Inhibition of PLK3 Attenuates Tubular Epithelial Cell Apoptosis after Renal Ischemia-Reperfusion Injury by Blocking the ATM/P53-Mediated DNA Damage Response

Objective: Renal ischemia-reperfusion (I/R) injury is a major cause of acute kidney injury (AKI) in transplanted kidneys. This study was aimed at exploring the role of PLK3 (polo-like kinase 3) in renal I/R injury, focusing on its relationship with oxidative stress-induced DNA damage and renal tubular epithelial cell (TEC) Apoptosis.

Methods: TRAP-seq data from the development dataset GSE52004 and the validation dataset GSE121191 were analyzed using GEO2R. PLK3 overexpression plasmids and targeted silencing siRNAs were used in a model of hypoxia/reoxygenation (H/R) injury, and rAAV-9-PLK3-KD were administered to C57BL/6J mice exposed to I/R injury. The ATM-specific inhibitor KU-60019 was used to block the DNA damage response (DDR). Western blotting was performed to measure DDR- and apoptosis-associated protein expression. Cell viability was measured by CCK-8 reagent, and Apoptosis was examined by flow cytometry and TUNEL assay. Furthermore, the fluorescent probes H₂DCFH-DA and DHE were used to measure ROS production in vitro. The MDA level and SOD activity were measured to assess oxidative stress in vivo. KIM-1 staining and Scr and BUN were used to evaluate kidney injury.

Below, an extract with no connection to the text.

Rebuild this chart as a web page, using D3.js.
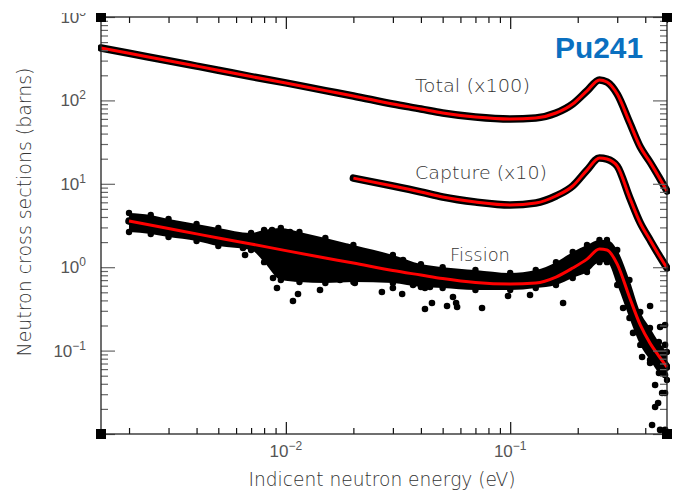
<!DOCTYPE html>
<html>
<head>
<meta charset="utf-8">
<script src="https://cdn.jsdelivr.net/npm/d3@7"></script>
<style>
  body { margin: 0; background: #fff; }
</style>
</head>
<body>
<div id="chart"></div>
<script>
// DATOS (valores ya escalados como se dibujan).
// Total (x100)
const totalEnergy = [0.0015, 0.002, 0.003, 0.004, 0.005, 0.007, 0.01, 0.015, 0.02, 0.03, 0.04, 0.05, 0.07,
                     0.1, 0.13, 0.16, 0.19, 0.22, 0.25, 0.27, 0.3, 0.34, 0.38, 0.42, 0.46, 0.5];
const totalFit = [425, 367, 299, 258, 230, 193, 162, 131, 113, 90.6, 78.9, 70.6, 63.2,
                  59.8, 61.5, 70.6, 90.6, 130, 176, 166, 119, 55.1, 27.6, 18.2, 12.1, 8.2];

// Capture (x10)
const captureEnergy = [0.02, 0.03, 0.04, 0.05, 0.07, 0.1, 0.13, 0.16, 0.19, 0.22, 0.25, 0.27,
                       0.3, 0.34, 0.38, 0.42, 0.46, 0.5];
const captureFit = [11.7, 9.41, 7.98, 6.95, 6.05, 5.57, 5.89, 7.14, 9.41, 14.6, 20.4, 19.8,
                    16.3, 6.95, 3.39, 2.12, 1.40, 0.977];

// Fission
const fissionEnergy = [0.002, 0.003, 0.004, 0.005, 0.007, 0.01, 0.015, 0.02, 0.03, 0.04, 0.05, 0.07,
                       0.1, 0.13, 0.16, 0.19, 0.22, 0.25, 0.27, 0.3, 0.34, 0.38, 0.42, 0.46, 0.5];
const fissionFit = [3.58, 2.91, 2.51, 2.24, 1.90, 1.58, 1.29, 1.12, 0.912, 0.805, 0.731, 0.656,
                    0.629, 0.647, 0.762, 0.977, 1.25, 1.65, 1.61, 1.09, 0.440, 0.203, 0.123, 0.0861, 0.0636];

// Nube de puntos medidos de fision: borde alto y bajo.
const fissionBandEnergy = [0.002, 0.0025, 0.003, 0.004, 0.005, 0.007, 0.008, 0.0095, 0.0115, 0.015, 0.02,
                           0.03, 0.04, 0.05, 0.07, 0.1, 0.13, 0.16, 0.19, 0.22, 0.25, 0.27, 0.3, 0.34,
                           0.38, 0.42, 0.46, 0.5];
const fissionBandHigh = [4.47, 4.23, 3.78, 3.30, 2.95, 2.57, 2.79, 2.95, 2.64, 2.24, 1.85,
                         1.40, 1.09, 1.00, 0.925, 0.852, 0.925, 1.15, 1.52, 1.85, 2.12, 2.12, 1.61, 0.703,
                         0.290, 0.187, 0.127, 0.0962];
const fissionBandLow = [2.64, 2.50, 2.30, 2.06, 1.79, 1.61, 1.15, 0.703, 0.665, 0.647, 0.665,
                        0.647, 0.579, 0.564, 0.533, 0.533, 0.564, 0.612, 0.743, 0.875, 1.15, 1.15, 0.612, 0.246,
                        0.117, 0.0771, 0.0538, 0.0444];

// Puntos sueltos de fision.
const fissionOutE = [0.00913, 0.01076, 0.01133, 0.0142, 0.0268, 0.0300, 0.0330, 0.0417, 0.0448, 0.00658,
                     0.00644, 0.00729, 0.00868, 0.01044, 0.00962, 0.01282, 0.0171, 0.0189, 0.0333, 0.00877,
                     0.01099, 0.01308, 0.01744, 0.0203, 0.0369, 0.0439, 0.0417, 0.0523, 0.0556, 0.0574,
                     0.0580, 0.0749, 0.0978, 0.1226, 0.1721, 0.0839, 0.3186, 0.4203, 0.3873, 0.4658,
                     0.490, 0.4426, 0.4755, 0.4564, 0.4426, 0.4290, 0.4658, 0.490, 0.490, 0.4203,
                     0.4804, 0.490, 0.490, 0.353];
const fissionOutV = [0.563, 0.393, 0.477, 0.533, 0.505, 0.563, 0.477, 0.315, 0.372, 1.40,
                     1.70, 2.30, 2.79, 2.64, 2.57, 2.12, 1.75, 1.75, 1.22, 0.743,
                     0.743, 0.805, 0.703, 0.647, 0.612, 0.579, 0.563, 0.343, 0.439, 0.372,
                     0.333, 0.324, 0.452, 0.464, 0.372, 0.784, 0.324, 0.343, 0.0838, 0.192,
                     0.203, 0.0387, 0.0310, 0.0235, 0.0211, 0.0128, 0.0112, 0.0112, 0.0310, 0.0710,
                     0.0585, 0.0510, 0.117, 0.163];

// Ticks con etiqueta.
const yLabelValues = [0.1, 1, 10, 100, 1000];
const yLabelExp = ["\u22121", "0", "1", "2", "3"];
const xLabelValues = [0.01, 0.1];
const xLabelExp = ["\u22122", "\u22121"];

const seriesLabels = ["Total (x100)", "Capture (x10)", "Fission"];

// MAQUETADO.
const width = 674, height = 492;
const plotLeft = 101, plotRight = 667, plotTop = 17, plotBottom = 434;

const x = d3.scaleLog().domain([0.0015, 0.5]).range([plotLeft, plotRight]);
const y = d3.scaleLog().domain([0.01, 1000]).range([plotBottom, plotTop]);

const svg = d3.select("#chart").append("svg")
  .attr("width", width)
  .attr("height", height)
  .style("font-family", "'Liberation Sans', Arial, sans-serif");

svg.append("defs").append("clipPath").attr("id", "plotClip")
  .append("rect")
  .attr("x", plotLeft - 3).attr("y", plotTop)
  .attr("width", plotRight - plotLeft + 6).attr("height", plotBottom - plotTop + 3);

const plot = svg.append("g").attr("clip-path", "url(#plotClip)");

const line = d3.line()
  .x(d => x(d[0]))
  .y(d => y(d[1]))
  .curve(d3.curveMonotoneX);

const area = d3.area()
  .x(d => x(d[0]))
  .y0(d => y(d[2]))
  .y1(d => y(d[1]))
  .curve(d3.curveMonotoneX);

const totalData = d3.zip(totalEnergy, totalFit);
const captureData = d3.zip(captureEnergy, captureFit);
const fissionData = d3.zip(fissionEnergy, fissionFit);
const fissionBand = d3.zip(fissionBandEnergy, fissionBandHigh, fissionBandLow);
const fissionOut = d3.zip(fissionOutE, fissionOutV);

// Nubes de puntos medidos (negro).
plot.append("path")
  .datum(fissionBand)
  .attr("d", area)
  .attr("fill", "#000");

plot.selectAll(".fedge")
  .data(fissionBand).enter()
  .append("circle")
  .attr("cx", d => x(d[0]))
  .attr("cy", d => y(d[1]))
  .attr("r", 3.2)
  .attr("fill", "#000");

plot.selectAll(".fedge2")
  .data(fissionBand).enter()
  .append("circle")
  .attr("cx", d => x(d[0]))
  .attr("cy", d => y(d[2]))
  .attr("r", 3.2)
  .attr("fill", "#000");

[totalData, captureData, fissionData].forEach(function(s){
  plot.append("path")
    .datum(s)
    .attr("d", line)
    .attr("fill", "none")
    .attr("stroke", "#000")
    .attr("stroke-width", 7.5)
    .attr("stroke-linecap", "round")
    .attr("stroke-linejoin", "round");
});

plot.selectAll(".out")
  .data(fissionOut).enter()
  .append("circle")
  .attr("cx", d => x(d[0]))
  .attr("cy", d => y(d[1]))
  .attr("r", 3.3)
  .attr("fill", "#000");

// Ajustes (rojo).
[totalData, captureData, fissionData].forEach(function(s){
  plot.append("path")
    .datum(s)
    .attr("d", line)
    .attr("fill", "none")
    .attr("stroke", "#ff0000")
    .attr("stroke-width", 3);
});

// EJES.
const xMajor = xLabelValues;
const xMinor = x.ticks().filter(v => xMajor.indexOf(v) < 0);
const yMajor = [0.01, 0.1, 1, 10, 100, 1000];
const yMinor = y.ticks().filter(v => !yMajor.some(m => Math.abs(m - v) / m < 1e-9));

function clean(g){ g.select(".domain").remove(); g.selectAll("text").remove(); }

function ticks(axisFn, scale, values, transform, len, color){
  svg.append("g").attr("transform", transform)
    .call(axisFn(scale).tickValues(values).tickSize(-len).tickFormat(""))
    .call(clean)
    .selectAll("line").attr("stroke", color).attr("stroke-width", 1.2);
}

ticks(d3.axisBottom, x, xMajor, `translate(0,${plotBottom})`, 12, "#111");
ticks(d3.axisBottom, x, xMinor, `translate(0,${plotBottom})`, 6, "#111");
ticks(d3.axisTop, x, xMajor, `translate(0,${plotTop})`, 12, "#111");
ticks(d3.axisTop, x, xMinor, `translate(0,${plotTop})`, 6, "#111");
ticks(d3.axisLeft, y, yMajor, `translate(${plotLeft},0)`, 14, "#666");
ticks(d3.axisLeft, y, yMinor, `translate(${plotLeft},0)`, 7, "#666");
ticks(d3.axisRight, y, yMajor, `translate(${plotRight},0)`, 14, "#666");
ticks(d3.axisRight, y, yMinor, `translate(${plotRight},0)`, 7, "#666");

svg.append("rect")
  .attr("x", plotLeft).attr("y", plotTop)
  .attr("width", plotRight - plotLeft).attr("height", plotBottom - plotTop)
  .attr("fill", "none")
  .attr("stroke", "#222")
  .attr("stroke-width", 1.3);

// Cuadraditos en las esquinas.
[[plotLeft, plotTop], [plotLeft, plotBottom], [plotRight, plotTop], [plotRight, plotBottom]].forEach(function(c){
  svg.append("rect")
    .attr("x", c[0] - 5).attr("y", c[1] - 5)
    .attr("width", 10).attr("height", 10)
    .attr("fill", "#000");
});

// Etiquetas de los ticks.
const yLab = svg.append("g").attr("fill", "#555").attr("font-size", 17);
yLabelValues.forEach(function(v, i){
  const t = yLab.append("text")
    .attr("x", 86)
    .attr("y", y(v) + 6)
    .attr("text-anchor", "end");
  t.append("tspan").text("10");
  t.append("tspan").attr("dy", -7).attr("font-size", 12).text(yLabelExp[i]);
});

const xLab = svg.append("g").attr("fill", "#555").attr("font-size", 17);
xLabelValues.forEach(function(v, i){
  const t = xLab.append("text")
    .attr("x", x(v))
    .attr("y", 457)
    .attr("text-anchor", "middle");
  t.append("tspan").text("10");
  t.append("tspan").attr("dy", -7).attr("font-size", 12).text(xLabelExp[i]);
});

// Titulos de ejes.
svg.append("text")
  .attr("x", 382).attr("y", 486)
  .attr("text-anchor", "middle")
  .attr("font-family", "'DejaVu Sans', sans-serif")
  .attr("font-weight", 300)
  .attr("font-size", 19)
  .attr("fill", "#333")
  .attr("textLength", 267)
  .attr("lengthAdjust", "spacingAndGlyphs")
  .text("Indicent neutron energy (eV)");

svg.append("text")
  .attr("transform", "translate(31,212) rotate(-90)")
  .attr("text-anchor", "middle")
  .attr("font-family", "'DejaVu Sans', sans-serif")
  .attr("font-weight", 300)
  .attr("font-size", 20)
  .attr("fill", "#333")
  .attr("textLength", 289)
  .attr("lengthAdjust", "spacingAndGlyphs")
  .text("Neutron cross sections (barns)");

// Nombres de las series.
const labelPos = [[415, 92, 115], [415, 179, 132], [450, 261, 60]];
seriesLabels.forEach(function(s, i){
  svg.append("text")
    .attr("x", labelPos[i][0]).attr("y", labelPos[i][1])
    .attr("font-family", "'DejaVu Sans', sans-serif")
    .attr("font-weight", 300)
    .attr("font-size", 18)
    .attr("fill", "#333")
    .attr("textLength", labelPos[i][2])
    .attr("lengthAdjust", "spacingAndGlyphs")
    .text(s);
});

svg.append("text")
  .attr("x", 555).attr("y", 58)
  .attr("font-weight", "bold")
  .attr("font-size", 29)
  .attr("fill", "#0a70c0")
  .attr("textLength", 88)
  .attr("lengthAdjust", "spacingAndGlyphs")
  .text("Pu241");

// La imagen original esta recortada por arriba.
svg.append("rect")
  .attr("x", 0).attr("y", 0)
  .attr("width", width).attr("height", 13)
  .attr("fill", "#fff");
</script>
</body>
</html>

Results: The mRNA and protein levels of PLK3 were markedly increased in the H/R injury and I/R injury models. GO terms showed that PLK3 was mainly involved in oxidative stress and DNA damage after renal I/R injury. Overexpression of PLK3 decreased cell viability and increased Apoptosis. In contrast, targeted silencing of PLK3 expression decreased the Bax/Bcl-2 ratio by decreasing P53 phosphorylation, thereby reducing TEC Apoptosis. Furthermore, KU-60019 reduced PLK3 activation and DDR-induced Apoptosis, while overexpression of PLK3 reversed the mitigating effect of KU-60019 on TEC Apoptosis. Similarly, rAAV-9-PLK3 KD mice exhibited a lower rate of TEC Apoptosis and milder renal damage after I/R injury.

Conclusion: We demonstrate for the first time that PLK3 is involved in oxidative stress-induced DNA damage and TEC Apoptosis in renal I/R injury. Inhibition of PLK3 attenuates TEC Apoptosis after I/R injury by blocking the ATM/P53-mediated DDR. Therefore, PLK3 may serve as a potential therapeutic target for ischemic AKI.